↓
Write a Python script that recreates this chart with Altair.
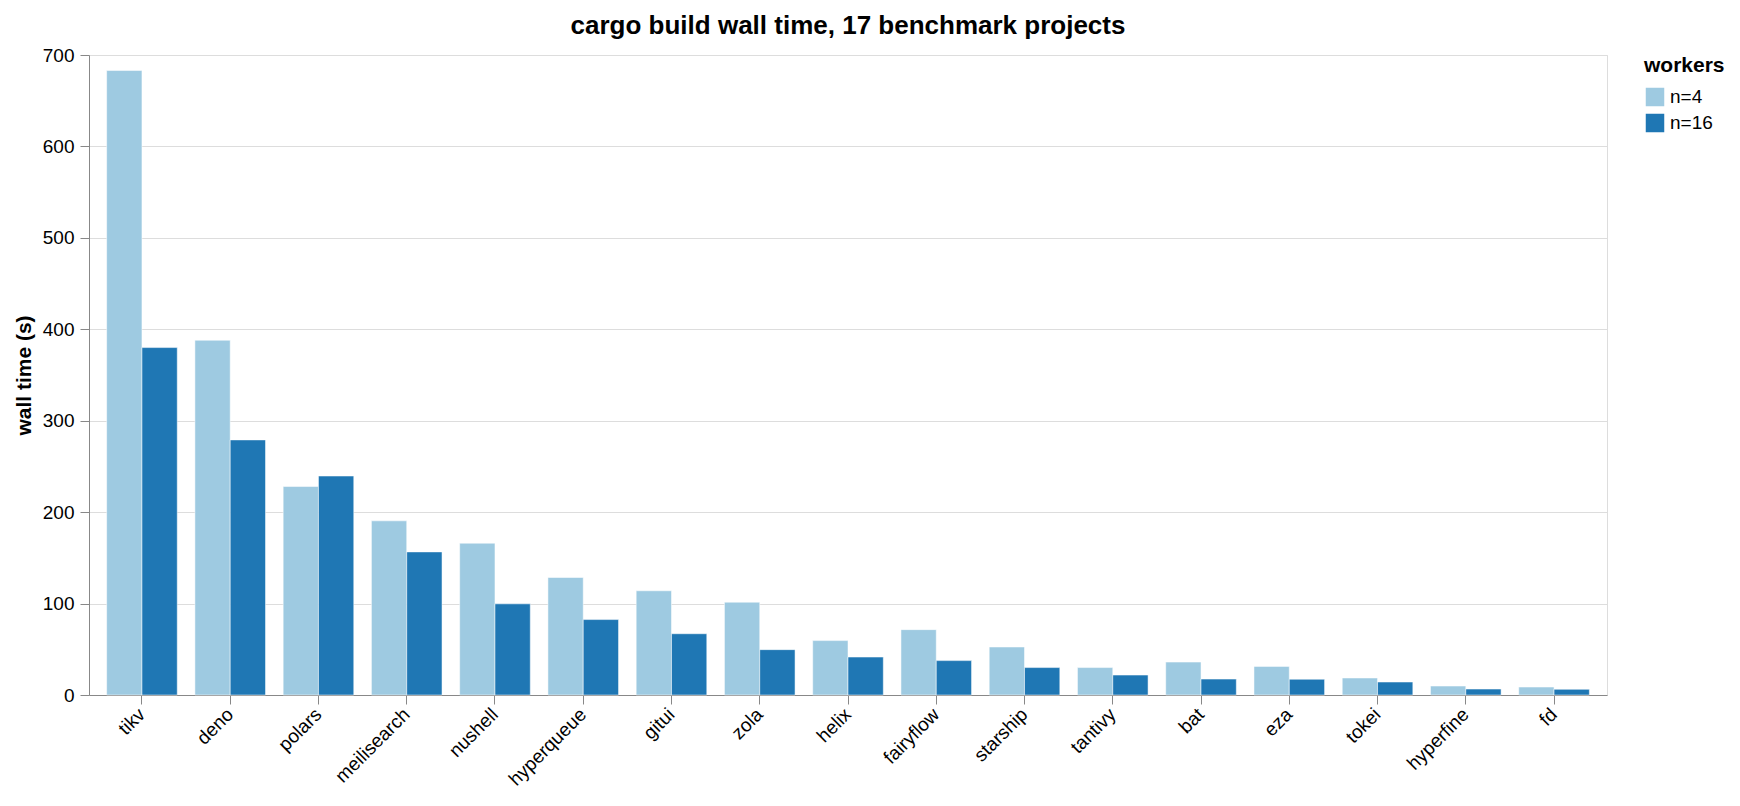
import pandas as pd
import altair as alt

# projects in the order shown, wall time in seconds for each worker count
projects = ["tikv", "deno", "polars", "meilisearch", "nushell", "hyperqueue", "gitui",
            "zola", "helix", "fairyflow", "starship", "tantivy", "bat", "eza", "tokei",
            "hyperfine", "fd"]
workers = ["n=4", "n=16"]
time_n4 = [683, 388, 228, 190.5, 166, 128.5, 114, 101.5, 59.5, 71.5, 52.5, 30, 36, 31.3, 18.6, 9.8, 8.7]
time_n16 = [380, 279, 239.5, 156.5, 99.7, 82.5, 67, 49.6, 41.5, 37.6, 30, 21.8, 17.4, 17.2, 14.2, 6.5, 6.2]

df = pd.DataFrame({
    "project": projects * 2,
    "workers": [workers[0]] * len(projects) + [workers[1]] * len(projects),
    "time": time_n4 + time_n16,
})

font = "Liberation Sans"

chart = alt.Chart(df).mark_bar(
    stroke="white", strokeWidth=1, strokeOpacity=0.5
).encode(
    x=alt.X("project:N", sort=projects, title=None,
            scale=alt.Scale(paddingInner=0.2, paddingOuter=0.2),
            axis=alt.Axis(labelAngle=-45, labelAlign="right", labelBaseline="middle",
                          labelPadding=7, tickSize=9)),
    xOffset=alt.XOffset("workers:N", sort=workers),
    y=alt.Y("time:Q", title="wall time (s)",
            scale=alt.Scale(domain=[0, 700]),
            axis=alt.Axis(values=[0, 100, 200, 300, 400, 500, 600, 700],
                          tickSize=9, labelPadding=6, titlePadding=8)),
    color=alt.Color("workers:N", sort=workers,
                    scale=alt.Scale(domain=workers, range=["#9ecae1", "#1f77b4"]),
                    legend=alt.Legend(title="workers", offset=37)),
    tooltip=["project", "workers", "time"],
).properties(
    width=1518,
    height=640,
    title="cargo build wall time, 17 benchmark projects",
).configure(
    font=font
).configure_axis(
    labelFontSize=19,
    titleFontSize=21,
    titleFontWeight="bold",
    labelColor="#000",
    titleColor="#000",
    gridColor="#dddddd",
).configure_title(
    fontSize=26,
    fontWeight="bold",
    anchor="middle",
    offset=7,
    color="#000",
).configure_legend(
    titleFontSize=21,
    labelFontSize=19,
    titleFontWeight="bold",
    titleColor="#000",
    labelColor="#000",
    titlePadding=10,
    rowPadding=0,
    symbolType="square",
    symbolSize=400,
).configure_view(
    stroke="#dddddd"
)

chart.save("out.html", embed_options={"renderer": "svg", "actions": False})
↑
* The exercise
Except for the pictures, copy the material above exactly.

* Solution for this exercise
Write a Python script that recreates this chart with Altair.
import pandas as pd
import altair as alt

# projects in the order shown, wall time in seconds for each worker count
projects = ["tikv", "deno", "polars", "meilisearch", "nushell", "hyperqueue", "gitui",
            "zola", "helix", "fairyflow", "starship", "tantivy", "bat", "eza", "tokei",
            "hyperfine", "fd"]
workers = ["n=4", "n=16"]
time_n4 = [683, 388, 228, 190.5, 166, 128.5, 114, 101.5, 59.5, 71.5, 52.5, 30, 36, 31.3, 18.6, 9.8, 8.7]
time_n16 = [380, 279, 239.5, 156.5, 99.7, 82.5, 67, 49.6, 41.5, 37.6, 30, 21.8, 17.4, 17.2, 14.2, 6.5, 6.2]

df = pd.DataFrame({
    "project": projects * 2,
    "workers": [workers[0]] * len(projects) + [workers[1]] * len(projects),
    "time": time_n4 + time_n16,
})

font = "Liberation Sans"

chart = alt.Chart(df).mark_bar(
    stroke="white", strokeWidth=1, strokeOpacity=0.5
).encode(
    x=alt.X("project:N", sort=projects, title=None,
            scale=alt.Scale(paddingInner=0.2, paddingOuter=0.2),
            axis=alt.Axis(labelAngle=-45, labelAlign="right", labelBaseline="middle",
                          labelPadding=7, tickSize=9)),
    xOffset=alt.XOffset("workers:N", sort=workers),
    y=alt.Y("time:Q", title="wall time (s)",
            scale=alt.Scale(domain=[0, 700]),
            axis=alt.Axis(values=[0, 100, 200, 300, 400, 500, 600, 700],
                          tickSize=9, labelPadding=6, titlePadding=8)),
    color=alt.Color("workers:N", sort=workers,
                    scale=alt.Scale(domain=workers, range=["#9ecae1", "#1f77b4"]),
                    legend=alt.Legend(title="workers", offset=37)),
    tooltip=["project", "workers", "time"],
).properties(
    width=1518,
    height=640,
    title="cargo build wall time, 17 benchmark projects",
).configure(
    font=font
).configure_axis(
    labelFontSize=19,
    titleFontSize=21,
    titleFontWeight="bold",
    labelColor="#000",
    titleColor="#000",
    gridColor="#dddddd",
).configure_title(
    fontSize=26,
    fontWeight="bold",
    anchor="middle",
    offset=7,
    color="#000",
).configure_legend(
    titleFontSize=21,
    labelFontSize=19,
    titleFontWeight="bold",
    titleColor="#000",
    labelColor="#000",
    titlePadding=10,
    rowPadding=0,
    symbolType="square",
    symbolSize=400,
).configure_view(
    stroke="#dddddd"
)

chart.save("out.html", embed_options={"renderer": "svg", "actions": False})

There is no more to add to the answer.